Face à l’indifférence affichée par les autorités du pays pendant plus de 15 ans, il y a lieu de se poser une telle question. Des citoyens ont été tués en réclamant pacifiquement la démocratie pour que le pays soit tiré de la tyrannie et la misère, qu’est-ce que ce fait signifie pour le pouvoir congolais ? Cet acte n’est certes pas le seul, il y en a eu bien d’autres après. Mais, au moment où il a été réalisé, il a fait office d’un exorcisme collectif de la peur et, de ce fait, a ouvert la voie à d’autres actes courageux pour la même cause de la démocratie synonyme de paix et prospérité pour tous les Congolais.

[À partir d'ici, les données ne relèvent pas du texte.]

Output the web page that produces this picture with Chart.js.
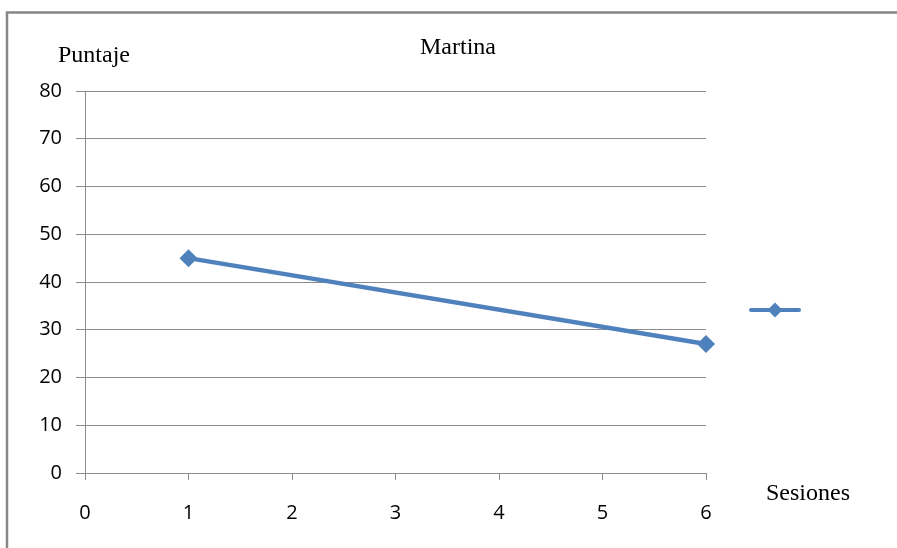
<!DOCTYPE html>
<html>
<head>
<meta charset="utf-8">
<title>Martina</title>
<script src="https://cdn.jsdelivr.net/npm/chart.js@4.4.1/dist/chart.umd.min.js"></script>
<style>
  html, body { margin: 0; padding: 0; background: #ffffff; }
  #wrap { width: 897px; height: 548px; position: relative; }
</style>
</head>
<body>
<div id="wrap"><canvas id="chart" width="897" height="548"></canvas></div>
<script>
// Puntaje por sesión
const sesiones = [1, 6];
const puntaje = [45, 27];
const yTicks = [0, 10, 20, 30, 40, 50, 60, 70, 80];
const xTicks = [0, 1, 2, 3, 4, 5, 6];
const chartTitle = 'Martina';
const yTitle = 'Puntaje';
const xTitle = 'Sesiones';

const BLUE = '#4F81BD';
const GRID = '#8c8c8c';

// Frame, titles and the legend key drawn straight onto the canvas
const decorations = {
  id: 'decorations',
  beforeDraw(chart) {
    const ctx = chart.ctx;
    ctx.save();
    ctx.fillStyle = '#ffffff';
    ctx.fillRect(0, 0, chart.width, chart.height);
    ctx.restore();
  },
  afterDraw(chart) {
    const ctx = chart.ctx;
    ctx.save();
    // outer frame (top and left edges)
    ctx.strokeStyle = '#878787';
    ctx.lineWidth = 2.5;
    ctx.beginPath();
    ctx.moveTo(7, chart.height);
    ctx.lineTo(7, 12.5);
    ctx.lineTo(chart.width, 12.5);
    ctx.stroke();

    // titles
    ctx.fillStyle = '#000000';
    ctx.font = '24px "Liberation Serif", "Times New Roman", serif';
    ctx.textBaseline = 'alphabetic';
    ctx.textAlign = 'center';
    ctx.fillText(chartTitle, 458, 54);
    ctx.textAlign = 'left';
    ctx.fillText(yTitle, 58, 62);
    ctx.fillText(xTitle, 766, 500);

    // legend key: line with diamond marker
    const ly = 310;
    ctx.strokeStyle = BLUE;
    ctx.lineWidth = 4;
    ctx.lineCap = 'round';
    ctx.beginPath();
    ctx.moveTo(751, ly);
    ctx.lineTo(799, ly);
    ctx.stroke();
    ctx.fillStyle = BLUE;
    const r = 7.5;
    ctx.beginPath();
    ctx.moveTo(775, ly - r);
    ctx.lineTo(775 + r, ly);
    ctx.lineTo(775, ly + r);
    ctx.lineTo(775 - r, ly);
    ctx.closePath();
    ctx.fill();
    ctx.restore();
  }
};

const tickFont = { family: '"Open Sans", "DejaVu Sans", sans-serif', size: 20 };

new Chart(document.getElementById('chart'), {
  type: 'scatter',
  data: {
    datasets: [{
      data: sesiones.map((s, i) => ({ x: s, y: puntaje[i] })),
      showLine: true,
      clip: false,
      borderColor: BLUE,
      backgroundColor: BLUE,
      borderWidth: 4.5,
      pointStyle: 'rectRot',
      pointRadius: 9,
      pointBorderWidth: 0,
      pointBackgroundColor: BLUE,
      tension: 0
    }]
  },
  options: {
    responsive: false,
    animation: false,
    devicePixelRatio: 1,
    layout: { padding: { left: 0, right: 191, top: 91, bottom: 0 } },
    plugins: {
      legend: { display: false },
      tooltip: { enabled: false },
      title: { display: false }
    },
    scales: {
      x: {
        type: 'linear',
        min: 0,
        max: 6,
        afterBuildTicks(scale) { scale.ticks = xTicks.map(v => ({ value: v })); },
        afterFit(scale) { scale.height = 75; },
        border: { display: true, color: GRID, width: 1 },
        grid: { drawOnChartArea: false, drawTicks: true, tickLength: 7, color: GRID },
        ticks: { font: tickFont, color: '#000000', padding: 21, maxRotation: 0 }
      },
      y: {
        type: 'linear',
        min: 0,
        max: 80,
        afterBuildTicks(scale) { scale.ticks = yTicks.map(v => ({ value: v })); },
        afterFit(scale) { scale.width = 85; },
        border: { display: true, color: GRID, width: 1 },
        grid: { drawOnChartArea: true, drawTicks: true, tickLength: 9, color: GRID },
        ticks: { font: tickFont, color: '#000000', padding: 14 }
      }
    }
  },
  plugins: [decorations]
});
</script>
</body>
</html>
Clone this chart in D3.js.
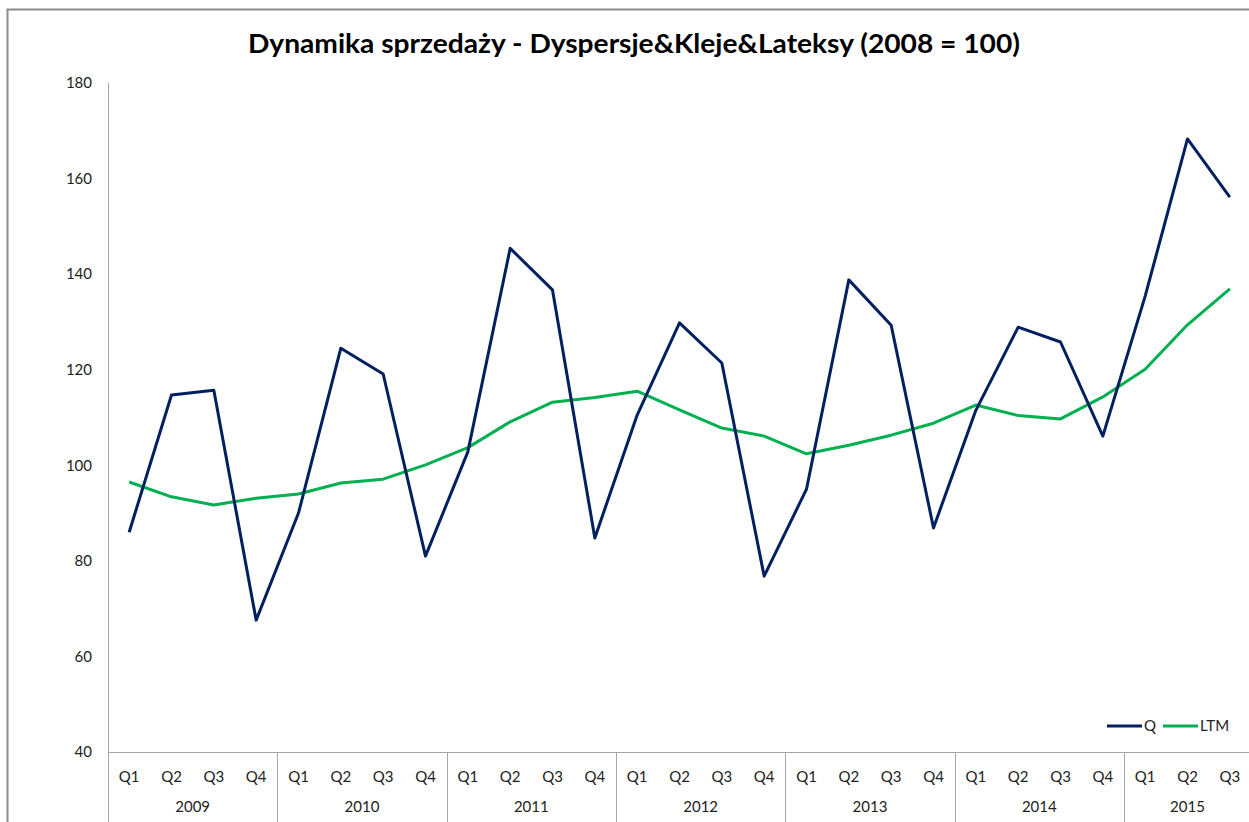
<!DOCTYPE html>
<html>
<head>
<meta charset="utf-8">
<script src="https://cdn.jsdelivr.net/npm/d3@7"></script>
<style>
  body { margin: 0; background: #fff; }
  svg { display: block; font-family: Lato, "Open Sans", sans-serif; }
</style>
</head>
<body>
<div id="chart"></div>
<script>
// data
var years = ["2009", "2010", "2011", "2012", "2013", "2014", "2015"];
var quarters = ["Q1", "Q2", "Q3", "Q4"];
var seriesQ = [86.0, 114.7, 115.7, 67.6, 90.0, 124.5, 119.1, 81.0,
               102.8, 145.4, 136.7, 84.8, 110.5, 129.8, 121.4, 76.8,
               95.0, 138.8, 129.3, 86.9, 111.5, 128.9, 125.8, 106.1,
               135.4, 168.3, 156.1];
var seriesLTM = [96.5, 93.4, 91.7, 93.1, 94.0, 96.3, 97.1, 100.1,
                 103.7, 109.1, 113.2, 114.2, 115.5, 111.6, 107.8, 106.1,
                 102.4, 104.2, 106.3, 108.8, 112.6, 110.4, 109.7, 114.3,
                 120.1, 129.4, 136.9];
var yTicks = [40, 60, 80, 100, 120, 140, 160, 180];

(function () {
  var W = 1249, H = 822;
  var plotLeft = 108, plotRight = 1251, plotTop = 83, plotBottom = 752;

  // build category list: one entry per quarter
  var cats = [];
  years.forEach(function (yr) {
    quarters.forEach(function (q) {
      if (cats.length < seriesQ.length) cats.push({ year: yr, q: q, key: yr + q });
    });
  });

  var svg = d3.select("#chart").append("svg")
    .attr("width", W)
    .attr("height", H);

  // outer chart border
  svg.append("rect")
    .attr("x", 7.5).attr("y", 9.5)
    .attr("width", W + 20).attr("height", H + 20)
    .attr("fill", "none")
    .attr("stroke", "#8c8c8c")
    .attr("stroke-width", 2);

  svg.append("text")
    .attr("x", 634).attr("y", 53)
    .attr("text-anchor", "middle")
    .attr("font-size", 27)
    .attr("font-weight", "bold")
    .attr("fill", "#000")
    .attr("textLength", 772)
    .attr("lengthAdjust", "spacingAndGlyphs")
    .text("Dynamika sprzedaży - Dyspersje&Kleje&Lateksy (2008 = 100)");

  var x = d3.scaleBand()
    .domain(cats.map(function (d) { return d.key; }))
    .range([plotLeft, plotRight]);

  var y = d3.scaleLinear()
    .domain([40, 180])
    .range([plotBottom, plotTop]);

  // y axis
  var yAxis = d3.axisLeft(y).tickValues(yTicks).tickSize(0).tickPadding(16);
  var gy = svg.append("g").attr("transform", "translate(" + plotLeft + ",0)").call(yAxis);
  gy.select(".domain").remove();
  gy.selectAll("text").attr("font-size", 15).attr("fill", "#222")
    .attr("font-family", "Lato, sans-serif");

  var axisColor = "#a6a6a6";
  svg.append("line")
    .attr("x1", plotLeft + 0.5).attr("x2", plotLeft + 0.5)
    .attr("y1", plotTop).attr("y2", H)
    .attr("stroke", axisColor);
  svg.append("line")
    .attr("x1", plotLeft).attr("x2", W)
    .attr("y1", plotBottom + 0.5).attr("y2", plotBottom + 0.5)
    .attr("stroke", axisColor);

  // quarter labels
  svg.append("g").selectAll("text")
    .data(cats)
    .enter().append("text")
    .attr("x", function (d) { return x(d.key) + x.bandwidth() / 2; })
    .attr("y", 782)
    .attr("text-anchor", "middle")
    .attr("font-size", 15)
    .attr("fill", "#222")
    .text(function (d) { return d.q; });

  // year groups and separators
  years.forEach(function (yr, i) {
    var inYear = cats.filter(function (d) { return d.year === yr; });
    var x0 = x(inYear[0].key);
    var x1 = x(inYear[inYear.length - 1].key) + x.bandwidth();
    svg.append("text")
      .attr("x", (x0 + x1) / 2)
      .attr("y", 812)
      .attr("text-anchor", "middle")
      .attr("font-size", 15)
      .attr("fill", "#222")
      .text(yr);
    if (i > 0) {
      svg.append("line")
        .attr("x1", Math.round(x0) + 0.5).attr("x2", Math.round(x0) + 0.5)
        .attr("y1", plotBottom).attr("y2", H)
        .attr("stroke", axisColor);
    }
  });

  var line = d3.line()
    .x(function (d, i) { return x(cats[i].key) + x.bandwidth() / 2; })
    .y(function (d) { return y(d); });

  svg.append("path")
    .datum(seriesLTM)
    .attr("d", line)
    .attr("fill", "none")
    .attr("stroke", "#00b050")
    .attr("stroke-width", 3)
    .attr("stroke-linejoin", "round");

  svg.append("path")
    .datum(seriesQ)
    .attr("d", line)
    .attr("fill", "none")
    .attr("stroke", "#002060")
    .attr("stroke-width", 3)
    .attr("stroke-linejoin", "round");

  // legend
  var legend = [
    { name: "Q", color: "#002060", x: 1107 },
    { name: "LTM", color: "#00b050", x: 1163 }
  ];
  legend.forEach(function (l) {
    svg.append("line")
      .attr("x1", l.x).attr("x2", l.x + 35)
      .attr("y1", 726).attr("y2", 726)
      .attr("stroke", l.color)
      .attr("stroke-width", 3);
    svg.append("text")
      .attr("x", l.x + 37).attr("y", 731)
      .attr("font-size", 15)
      .attr("fill", "#222")
      .text(l.name);
  });
})();
</script>
</body>
</html>
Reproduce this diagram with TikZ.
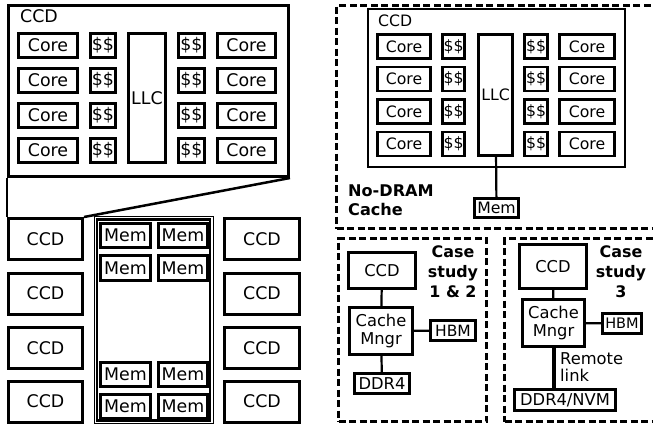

Pour des autorités issues d’un processus pour lequel des dizaines de personnes ont versé leur sang, qu’est-ce qui peut expliquer une telle attitude ? Pourtant, il n’est que justice que la nation congolaise rende hommage à des gens morts pour que le pays soit meilleur. Ne serait-ce par un geste symbolique, tel l’érection d’un mémorial où les gens viendraient se recueillir pendant quelques minutes et non décréter toute une journée fériée en plus dont le manque à gagner ne ferait que du tord à l’économie du pays.

Quoiqu’il en soit, les vies fauchées le 16 février 1992 valent mieux, de loin mieux que l’indifférence dont elles sont l’objet des autorités politiques congolaises.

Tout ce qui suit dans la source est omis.